» Given data
□ □ □

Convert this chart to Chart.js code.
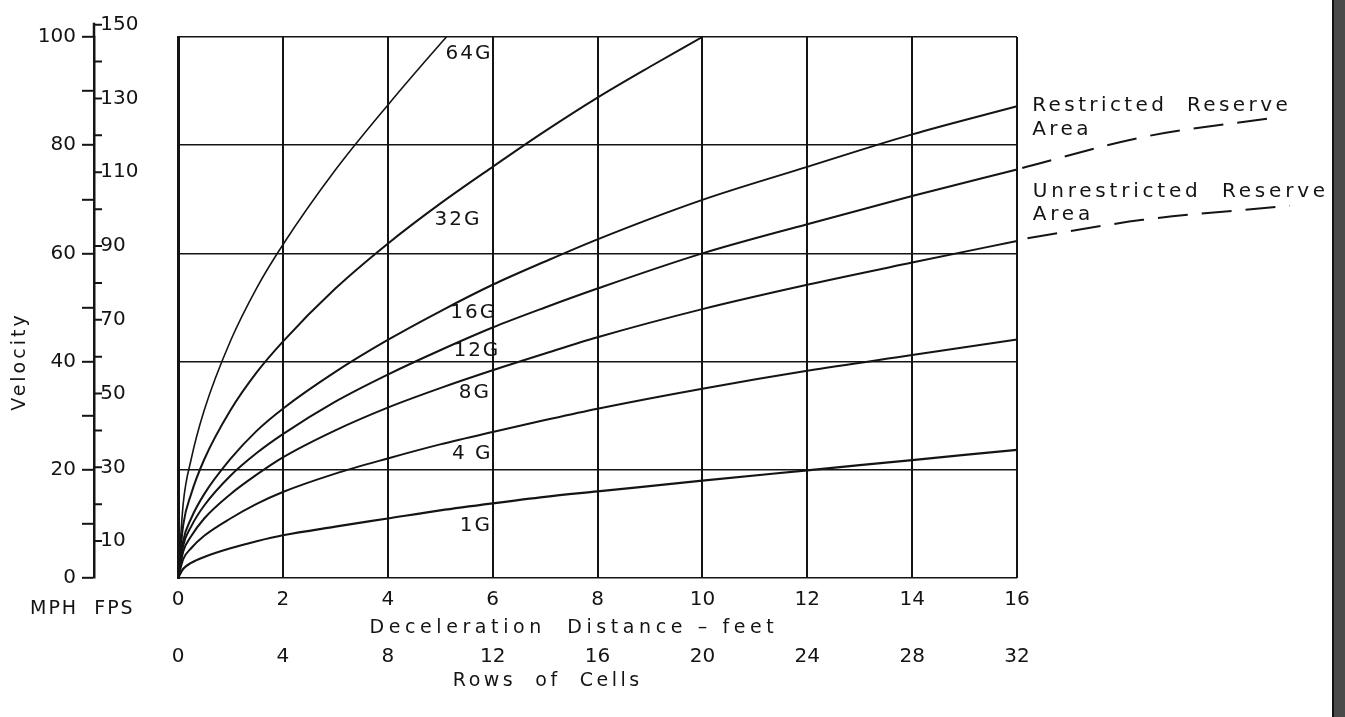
<!DOCTYPE html>
<html>
<head>
<meta charset="utf-8">
<title>Velocity vs Deceleration Distance</title>
<script src="https://cdn.jsdelivr.net/npm/chart.js@4.4.0/dist/chart.umd.min.js"></script>
<style>
	html, body { margin: 0; padding: 0; background: #fff; }
	canvas { display: block; }
</style>
</head>
<body>
<canvas id="grafico" width="1345" height="717"></canvas>
<script>
// 1 mph = 5280/3600 fps
const FPS_POR_MPH = 5280 / 3600;

// Distancia de deceleración (pies) donde se leyeron las curvas, velocidades en MPH
const dist = [0, 0.1, 0.25, 0.5, 1, 1.5, 2, 3, 4, 5, 6, 7, 8, 10, 12, 14, 16];
const v1G  = [0, 1.7, 2.8, 3.9, 5.5, 6.8, 7.9, 9.5, 11.0, 12.5, 13.8, 15.0, 16.0, 18.0, 19.9, 21.8, 23.7];
const v4G  = [0, 3.5, 5.5, 7.8, 11.0, 13.7, 15.9, 19.3, 22.1, 24.7, 27.0, 29.2, 31.3, 35.0, 38.3, 41.2, 44.1];
const v8G  = [0, 4.9, 7.7, 11.0, 15.5, 19.1, 22.3, 27.3, 31.5, 35.1, 38.4, 41.5, 44.5, 49.7, 54.2, 58.3, 62.3];
const v12G = [0, 6.0, 9.5, 13.4, 18.9, 23.1, 26.6, 32.6, 37.6, 42.1, 46.3, 50.0, 53.5, 60.0, 65.4, 70.6, 75.5];
const v16G = [0, 6.9, 11.0, 15.5, 22.0, 27.2, 31.3, 38.1, 44.0, 49.3, 54.2, 58.5, 62.6, 69.9, 76.0, 82.0, 87.2];

const dist32 = [0, 0.1, 0.25, 0.5, 1, 1.5, 2, 3, 4, 5, 6, 7, 8, 9, 10];
const v32G   = [0, 9.8, 15.5, 21.9, 31.0, 38.0, 43.7, 53.5, 61.8, 69.2, 76.0, 82.6, 88.8, 94.5, 100];

const dist64 = [0, 0.1, 0.25, 0.5, 1, 1.5, 2, 3, 4, 5, 5.12];
const v64G   = [0, 13.8, 21.9, 31.0, 43.8, 53.6, 61.6, 75.4, 87.4, 98.7, 100];

// Prolongaciones a trazos fuera del gráfico
const distRestringida = [16.1, 18.4, 21.0];
const vRestringida    = [75.8, 81.5, 85.2];
const distLibre = [16.2, 18.4, 21.2];
const vLibre    = [62.8, 66.2, 68.8];

// Rótulos de las curvas: texto y punto (pies, MPH) donde van centrados
const curvasTexto = ["64G", "32G", "16G", "12G", "8G", "4 G", "1G"];
const curvasX = [5.55, 5.34, 5.64, 5.70, 5.66, 5.61, 5.68];
const curvasY = [96.9, 66.2, 49.0, 42.0, 34.2, 22.9, 9.6];

// Marcas del eje FPS
const marcasFps = [10, 20, 30, 40, 50, 60, 70, 80, 90, 100, 110, 120, 130, 140, 150];

const tinta = "#141414";
const familia = '"DejaVu Sans", sans-serif';

const puntos = (xs, ys) => xs.map((d, i) => ({ x: d, y: ys[i] }));

const curva = (label, xs, ys, ancho) => ({
	label: label,
	data: puntos(xs, ys),
	borderColor: tinta,
	borderWidth: ancho,
	pointRadius: 0,
	cubicInterpolationMode: "monotone",
	xAxisID: "x",
	yAxisID: "y",
});

const trazos = (label, xs, ys) => ({
	label: label,
	data: puntos(xs, ys),
	borderColor: tinta,
	borderWidth: 2,
	borderDash: [30, 14],
	pointRadius: 0,
	cubicInterpolationMode: "monotone",
	clip: false,
	xAxisID: "x",
	yAxisID: "y",
});

const texto = (ctx, t, x, y, size, align, espacio) => {
	ctx.font = size + "px " + familia;
	ctx.textAlign = align;
	ctx.textBaseline = "middle";
	ctx.letterSpacing = espacio + "px";
	ctx.fillText(t, x, y);
};

// Plugin con el fondo, las marcas FPS de la derecha del eje y los rótulos
const rotulos = {
	id: "rotulos",
	beforeDraw(chart) {
		const { ctx, width, height } = chart;
		ctx.save();
		ctx.fillStyle = "#fff";
		ctx.fillRect(0, 0, width, height);
		ctx.restore();
	},
	afterDraw(chart) {
		const { ctx, width, height } = chart;
		const { x, y, fps } = chart.scales;
		ctx.save();
		ctx.strokeStyle = tinta;
		ctx.fillStyle = tinta;

		// el eje sube hasta 150 fps
		const eje = y.right;
		ctx.lineWidth = 2.5;
		ctx.beginPath();
		ctx.moveTo(eje, y.getPixelForValue(100));
		ctx.lineTo(eje, fps.getPixelForValue(150) - 2);
		ctx.stroke();

		ctx.lineWidth = 2;
		ctx.beginPath();
		marcasFps.forEach((v) => {
			const py = fps.getPixelForValue(v);
			ctx.moveTo(eje, py);
			ctx.lineTo(eje + 8, py);
		});
		ctx.stroke();
		texto(ctx, " 150", fps.left, fps.getPixelForValue(150), 20, "left", 0);

		// títulos
		texto(ctx, "MPH  FPS", 30, 609, 19, "left", 2);
		texto(ctx, "Deceleration  Distance \u2013 feet", x.getPixelForValue(7.55), 628, 19, "center", 4.6);
		texto(ctx, "Rows  of  Cells", x.getPixelForValue(7.05), 681, 19, "center", 3.5);

		ctx.save();
		ctx.translate(20, y.getPixelForValue(40));
		ctx.rotate(-Math.PI / 2);
		texto(ctx, "Velocity", 0, 0, 19, "center", 3);
		ctx.restore();

		// rótulos de las curvas
		curvasTexto.forEach((t, i) => {
			texto(ctx, t, x.getPixelForValue(curvasX[i]), y.getPixelForValue(curvasY[i]), 20, "center", 2);
		});

		// zonas de reserva
		texto(ctx, "Restricted  Reserve", x.getPixelForValue(16.29), y.getPixelForValue(87.2), 20, "left", 3.4);
		texto(ctx, "Area", x.getPixelForValue(16.29), y.getPixelForValue(82.8), 20, "left", 3.4);
		texto(ctx, "Unrestricted  Reserve", x.getPixelForValue(16.3), y.getPixelForValue(71.3), 20, "left", 3.8);
		texto(ctx, "Area", x.getPixelForValue(16.3), y.getPixelForValue(67.1), 20, "left", 3.8);

		// franja oscura del borde derecho
		ctx.fillStyle = "#4a4a4a";
		ctx.fillRect(width - 12, 0, 12, height);
		ctx.fillStyle = "#111";
		ctx.fillRect(width - 13, 0, 2, height);
		ctx.restore();
	},
};

Chart.defaults.font.family = familia;
Chart.defaults.font.size = 20;
Chart.defaults.color = tinta;

const ctx = document.getElementById("grafico");

const graph = new Chart(ctx, {
	type: "line",
	data: {
		datasets: [
			curva("64G", dist64, v64G, 1.6),
			curva("32G", dist32, v32G, 2),
			curva("16G", dist, v16G, 2),
			curva("12G", dist, v12G, 2),
			curva("8G", dist, v8G, 2),
			curva("4 G", dist, v4G, 2),
			curva("1G", dist, v1G, 2.2),
			trazos("Restricted Reserve Area", distRestringida, vRestringida),
			trazos("Unrestricted Reserve Area", distLibre, vLibre),
		],
	},
	options: {
		responsive: false,
		animation: false,
		layout: { padding: { top: 37, right: 328, bottom: 0, left: 0 } },
		plugins: {
			legend: { display: false },
			tooltip: { enabled: false },
		},
		scales: {
			x: {
				type: "linear",
				position: "bottom",
				weight: 0,
				afterDataLimits: (s) => {
					s.min = 0;
					s.max = 16;
				},
				ticks: { stepSize: 2, padding: 10, autoSkip: false },
				grid: { color: tinta, lineWidth: 2, drawTicks: false },
				border: { display: false },
				afterFit: (s) => {
					s.height = 52;
				},
			},
			filas: {
				type: "linear",
				position: "bottom",
				weight: 1,
				min: 0,
				max: 32,
				ticks: { stepSize: 4, padding: 7, autoSkip: false },
				grid: { display: false },
				border: { display: false },
				afterFit: (s) => {
					s.height = 87;
				},
			},
			fps: {
				type: "linear",
				position: "left",
				weight: 1,
				min: 0,
				max: 100 * FPS_POR_MPH,
				ticks: {
					stepSize: 10,
					includeBounds: false,
					autoSkip: false,
					crossAlign: "far",
					callback: (v) => (v % 20 === 10 ? " " + v : ""),
				},
				grid: { display: false },
				border: { display: true, color: tinta, width: 3 },
				afterFit: (s) => {
					s.width = 84;
				},
			},
			y: {
				type: "linear",
				position: "left",
				weight: 2,
				min: 0,
				max: 100,
				ticks: {
					stepSize: 10,
					padding: 6,
					autoSkip: false,
					callback: (v) => (v % 20 === 0 ? v : ""),
				},
				grid: {
					color: (c) => (c.tick && c.tick.value % 20 === 0 ? tinta : "rgba(0,0,0,0)"),
					tickColor: tinta,
					lineWidth: 1.6,
					tickWidth: 2,
					tickLength: 12,
				},
				border: { display: true, color: tinta, width: 2.5 },
				afterFit: (s) => {
					s.width = 94;
				},
			},
		},
	},
	plugins: [rotulos],
});
</script>
</body>
</html>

□ □ □

» Set task
Your task is to return the lines above, from the first one up to and including the line containing "[62.8, 66.2, 68.8];", minus any pictures.

» Exercise solution
Convert this chart to Chart.js code.
<!DOCTYPE html>
<html>
<head>
<meta charset="utf-8">
<title>Velocity vs Deceleration Distance</title>
<script src="https://cdn.jsdelivr.net/npm/chart.js@4.4.0/dist/chart.umd.min.js"></script>
<style>
	html, body { margin: 0; padding: 0; background: #fff; }
	canvas { display: block; }
</style>
</head>
<body>
<canvas id="grafico" width="1345" height="717"></canvas>
<script>
// 1 mph = 5280/3600 fps
const FPS_POR_MPH = 5280 / 3600;

// Distancia de deceleración (pies) donde se leyeron las curvas, velocidades en MPH
const dist = [0, 0.1, 0.25, 0.5, 1, 1.5, 2, 3, 4, 5, 6, 7, 8, 10, 12, 14, 16];
const v1G  = [0, 1.7, 2.8, 3.9, 5.5, 6.8, 7.9, 9.5, 11.0, 12.5, 13.8, 15.0, 16.0, 18.0, 19.9, 21.8, 23.7];
const v4G  = [0, 3.5, 5.5, 7.8, 11.0, 13.7, 15.9, 19.3, 22.1, 24.7, 27.0, 29.2, 31.3, 35.0, 38.3, 41.2, 44.1];
const v8G  = [0, 4.9, 7.7, 11.0, 15.5, 19.1, 22.3, 27.3, 31.5, 35.1, 38.4, 41.5, 44.5, 49.7, 54.2, 58.3, 62.3];
const v12G = [0, 6.0, 9.5, 13.4, 18.9, 23.1, 26.6, 32.6, 37.6, 42.1, 46.3, 50.0, 53.5, 60.0, 65.4, 70.6, 75.5];
const v16G = [0, 6.9, 11.0, 15.5, 22.0, 27.2, 31.3, 38.1, 44.0, 49.3, 54.2, 58.5, 62.6, 69.9, 76.0, 82.0, 87.2];

const dist32 = [0, 0.1, 0.25, 0.5, 1, 1.5, 2, 3, 4, 5, 6, 7, 8, 9, 10];
const v32G   = [0, 9.8, 15.5, 21.9, 31.0, 38.0, 43.7, 53.5, 61.8, 69.2, 76.0, 82.6, 88.8, 94.5, 100];

const dist64 = [0, 0.1, 0.25, 0.5, 1, 1.5, 2, 3, 4, 5, 5.12];
const v64G   = [0, 13.8, 21.9, 31.0, 43.8, 53.6, 61.6, 75.4, 87.4, 98.7, 100];

// Prolongaciones a trazos fuera del gráfico
const distRestringida = [16.1, 18.4, 21.0];
const vRestringida    = [75.8, 81.5, 85.2];
const distLibre = [16.2, 18.4, 21.2];
const vLibre    = [62.8, 66.2, 68.8];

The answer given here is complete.